I have the L4T docker image from which I built PyTorch and other dependencies onto during the build phase. Inside the container with CUDA mounted, I installed pycuda (pip3 install pycuda). When I try to run my application I get the following error:
import pycuda.driver as cuda
File "/usr/local/lib/python3.6/dist-packages/pycuda/driver.py", line 62, in <module>
from pycuda._driver import * # noqa
ImportError: libcurand.so.10: cannot open shared object file: No such file or directory
At first my LD_LIBRARY_PATH variable was set to “/usr/local/cuda-10.2/targets/aarch64-linux/lib”. I’m assuming this is so because the host system this image was built on used cuda 10.2? I changed this path variable to “/usr/local/cuda-10.0/targets/aarch64-linux/lib” in the ~/.bashrc file then ran source ~/.bashrc.
In /usr/local/cuda-10.0/targets/aarch64-linux/lib (which is shared) I have a libcurand.so.10.0 file and libcurand.so.10.0.326 file, but not libcurand.so.10.

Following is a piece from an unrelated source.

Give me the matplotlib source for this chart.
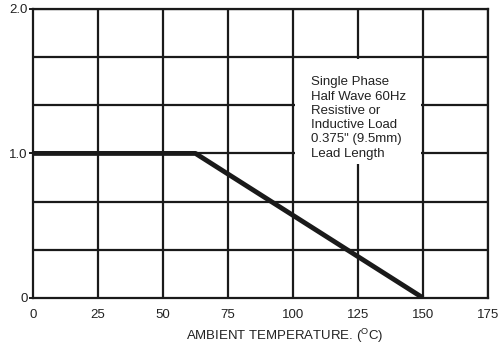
import matplotlib
matplotlib.use("Agg")
import matplotlib.pyplot as plt
from matplotlib.patches import Rectangle

plt.rcParams['font.family'] = ['Liberation Sans', 'DejaVu Sans']
plt.rcParams['mathtext.fontset'] = 'custom'
plt.rcParams['mathtext.rm'] = 'Liberation Sans'

temp = [0, 62.5, 150]
current = [1.0, 1.0, 0.0]
xticks = [0, 25, 50, 75, 100, 125, 150, 175]
yticks = [0, 1.0, 2.0]
ytick_labels = ["0", "1.0", "2.0"]
ygrid = [1/3, 2/3, 1.0, 4/3, 5/3]
note = "Single Phase\nHalf Wave 60Hz\nResistive or\nInductive Load\n0.375\" (9.5mm)\nLead Length"

fig = plt.figure(figsize=(5.0, 3.44), dpi=100)
ax = fig.add_axes([0.066, 0.134, 0.910, 0.840])
ax.set_xlim(0, 175)
ax.set_ylim(0, 2.0)

gc = '#1a1a1a'
for x in xticks[1:]:
    ax.axvline(x, color=gc, lw=1.6, zorder=1)
for y in ygrid + [2.0]:
    ax.axhline(y, color=gc, lw=1.6, zorder=1)

ax.add_patch(Rectangle((100.8, 0.93), 48.4, 0.725, facecolor='white', edgecolor='none', zorder=2))
ax.text(106.8, 1.245, note, ha='left', va='center', fontsize=9.5, linespacing=1.25, color='#222222', zorder=3)

ax.plot(temp, current, color='#1a1a1a', lw=3.5, solid_capstyle='butt', zorder=4)

for s in ax.spines.values():
    s.set_color(gc)
    s.set_linewidth(1.6)

ax.set_xticks(xticks)
ax.set_xticklabels([str(v) for v in xticks])
ax.set_yticks(yticks)
ax.set_yticklabels(ytick_labels)
ax.tick_params(axis='both', length=3, width=1.4, color=gc, labelsize=9.5, labelcolor='#222222', pad=1)
ax.tick_params(axis='x', length=0, pad=8)
ax.set_xlabel("AMBIENT TEMPERATURE. ($\\mathregular{^{O}}$C)", fontsize=9.5, color='#222222', labelpad=4, x=0.554)

fig.savefig("out.png", dpi=100)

I’m extremely confused because this application I wrote works in the host system. It seems pycuda wants to use a file that does not exist in the shared cuda directory inside the L4T container. Is there something I am missing here?
EDIT:
Looks like nvcc --version in the image returns Cuda compilation tools, release 10.2, V10.2.89 where I have CUDA 10.0 installed on the host system. And now I’ve found that this image only officially supports CUDA 10.2.

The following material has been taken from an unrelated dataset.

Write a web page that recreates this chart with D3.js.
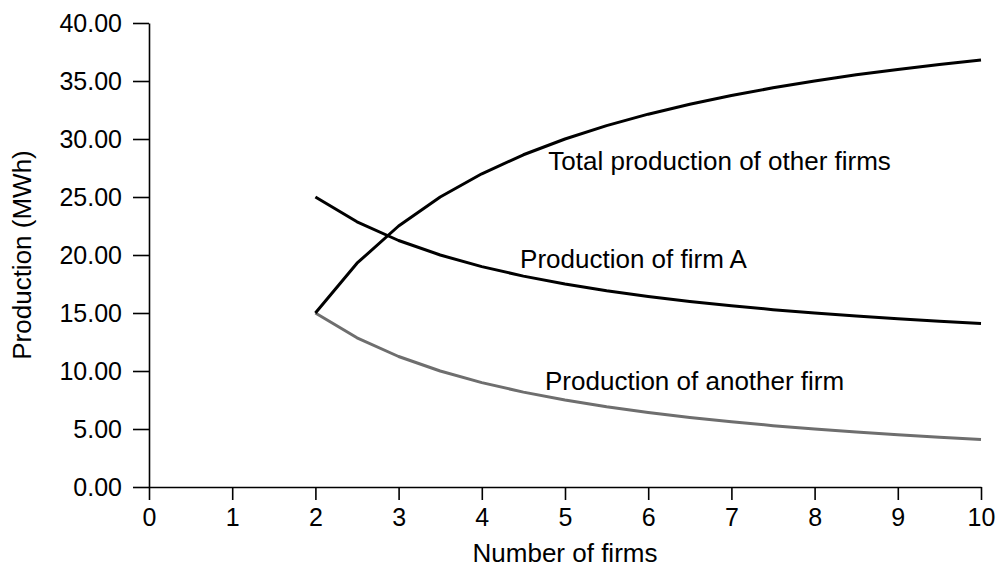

You can use JetPack4.4 for CUDA 10.2 and JetPack4.3 for CUDA 10.0.
There are some GPU dependency between OS and CUDA toolkit.

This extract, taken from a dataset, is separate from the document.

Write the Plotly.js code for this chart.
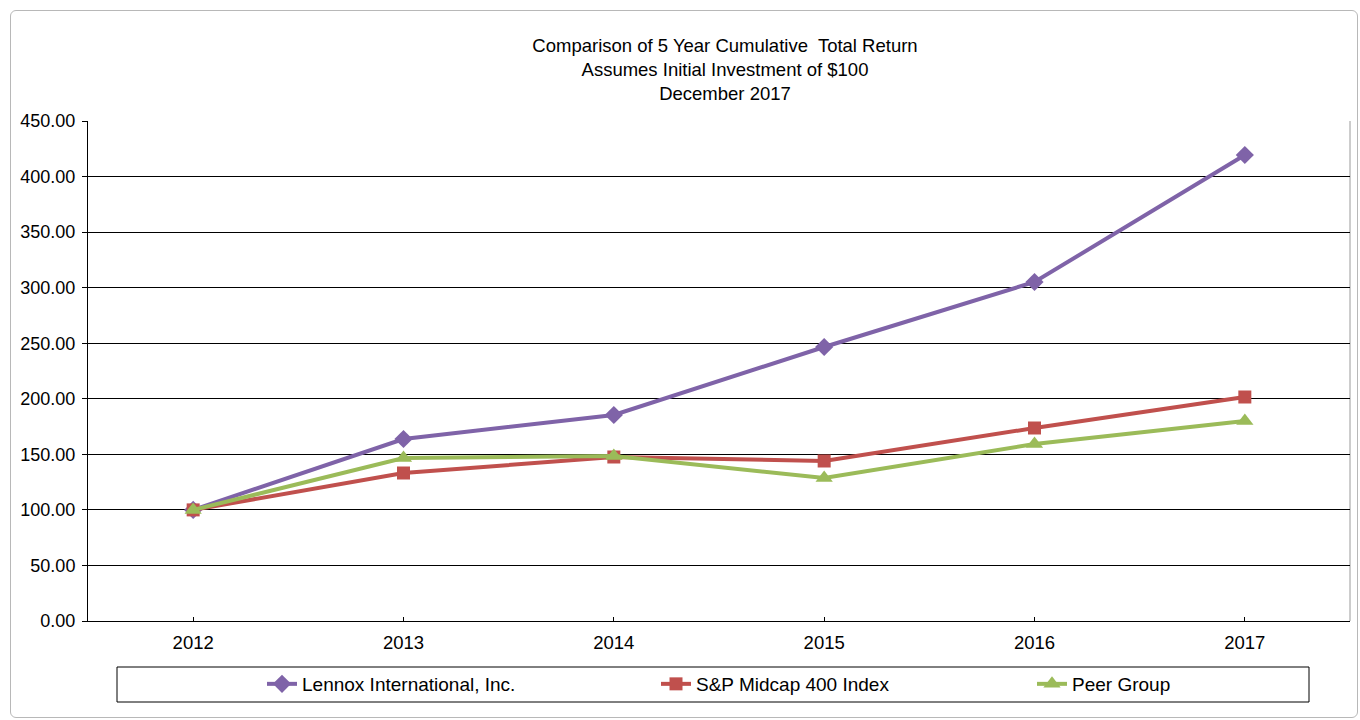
<!DOCTYPE html>
<html>
<head>
<meta charset="utf-8">
<script src="https://cdn.plot.ly/plotly-3.0.1.min.js"></script>
<style>
  html, body { margin: 0; padding: 0; background: #ffffff; }
  #frame { position: absolute; left: 10px; top: 10px; width: 1346px; height: 706px;
           border: 1px solid #b8b8b8; border-radius: 6px; pointer-events: none; }
  #chart { position: absolute; left: 0; top: 0; width: 1360px; height: 720px; }
</style>
</head>
<body>
<div id="chart"></div>
<div id="frame"></div>
<script>
const years = ["2012", "2013", "2014", "2015", "2016", "2017"];
const lennox = [100.00, 163.8, 185.4, 246.6, 305.1, 419.4];
const spMidcap = [100.00, 133.2, 147.6, 144.0, 173.7, 201.6];
const peerGroup = [100.00, 146.7, 148.5, 128.7, 159.3, 180.0];
const yTicks = [0, 50, 100, 150, 200, 250, 300, 350, 400, 450];

const W = 1262, H = 500, L = 88, T = 121;
function px(x) { return (x - L) / W; }
function py(y) { return (T + H - y) / H; }

const FONT = "Liberation Sans, Arial, sans-serif";

const traces = [
  { x: years, y: lennox, name: "Lennox International, Inc.", type: "scatter", mode: "lines+markers",
    legend: "legend",
    line: { color: "#7F63A8", width: 4 }, marker: { symbol: "diamond", size: 14, color: "#7F63A8" } },
  { x: years, y: spMidcap, name: "S&P Midcap 400 Index", type: "scatter", mode: "lines+markers",
    legend: "legend2",
    line: { color: "#C0504D", width: 4 }, marker: { symbol: "square", size: 13, color: "#C0504D" } },
  { x: years, y: peerGroup, name: "Peer Group", type: "scatter", mode: "lines+markers",
    legend: "legend3",
    line: { color: "#9BBB59", width: 4 }, marker: { symbol: "triangle-up", size: 15, color: "#9BBB59" } }
];

function legendAt(xPix) {
  return {
    orientation: "h", x: px(xPix), xanchor: "left", y: py(684), yanchor: "middle",
    bgcolor: "rgba(0,0,0,0)", borderwidth: 0,
    font: { family: FONT, size: 19, color: "#000000" }
  };
}

const layout = {
  width: 1360, height: 720,
  margin: { l: L, r: 1360 - L - W, t: T, b: 720 - T - H, pad: 0, autoexpand: false },
  paper_bgcolor: "#ffffff", plot_bgcolor: "#ffffff",
  font: { family: FONT, size: 18, color: "#000000" },
  title: {
    text: "Comparison of 5 Year Cumulative  Total Return<br>Assumes Initial Investment of $100<br>December 2017",
    font: { family: FONT, size: 18.5, color: "#000000" },
    x: px(725), xref: "paper", xanchor: "center",
    y: 1 - 52 / 720, yref: "container", yanchor: "middle"
  },
  xaxis: {
    type: "category", range: [-0.5, 5.5], showgrid: false, zeroline: false,
    showline: true, linecolor: "#000000", linewidth: 1,
    ticks: "inside", ticklen: 4, tickcolor: "#000000",
    ticklabelstandoff: 5,
    tickfont: { family: FONT, size: 18.5, color: "#000000" }
  },
  yaxis: {
    range: [0, 450], tickvals: yTicks, tickformat: ".2f",
    showgrid: true, gridcolor: "#000000", gridwidth: 1, zeroline: false,
    showline: true, linecolor: "#000000", linewidth: 1,
    ticks: "outside", ticklen: 5, tickcolor: "#000000",
    ticklabelstandoff: 3,
    tickfont: { family: FONT, size: 18, color: "#000000" }
  },
  showlegend: true,
  legend: legendAt(262),
  legend2: legendAt(656),
  legend3: legendAt(1032),
  shapes: [
    { type: "line", xref: "paper", yref: "paper", x0: 1, x1: 1, y0: 0, y1: 1,
      line: { color: "#9a9a9a", width: 1 }, layer: "below" },
    { type: "rect", xref: "paper", yref: "paper", x0: px(117), x1: px(1309), y0: py(667), y1: py(702),
      line: { color: "#000000", width: 1 }, fillcolor: "rgba(0,0,0,0)" }
  ]
};

Plotly.newPlot("chart", traces, layout, { displayModeBar: false, staticPlot: true });
</script>
</body>
</html>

You will need to use the OS and CUDA toolkit from the same JetPack version…
JetPack 4.4 is our latest release and it can give you a better performance.
However, some package is not available for JetPack 4.4 yet that might limit your usage.
Here is the solution:
docker run -itd --runtime=nvidia --name pytorch1 -p8302:22 -p8306:6066 -p8308:8888 -v /home/jetbot/containers/pytorch1:/root
/host_dir nvcr.io/nvidia/l4t-pytorch:r32.5.0-pth1.7-py3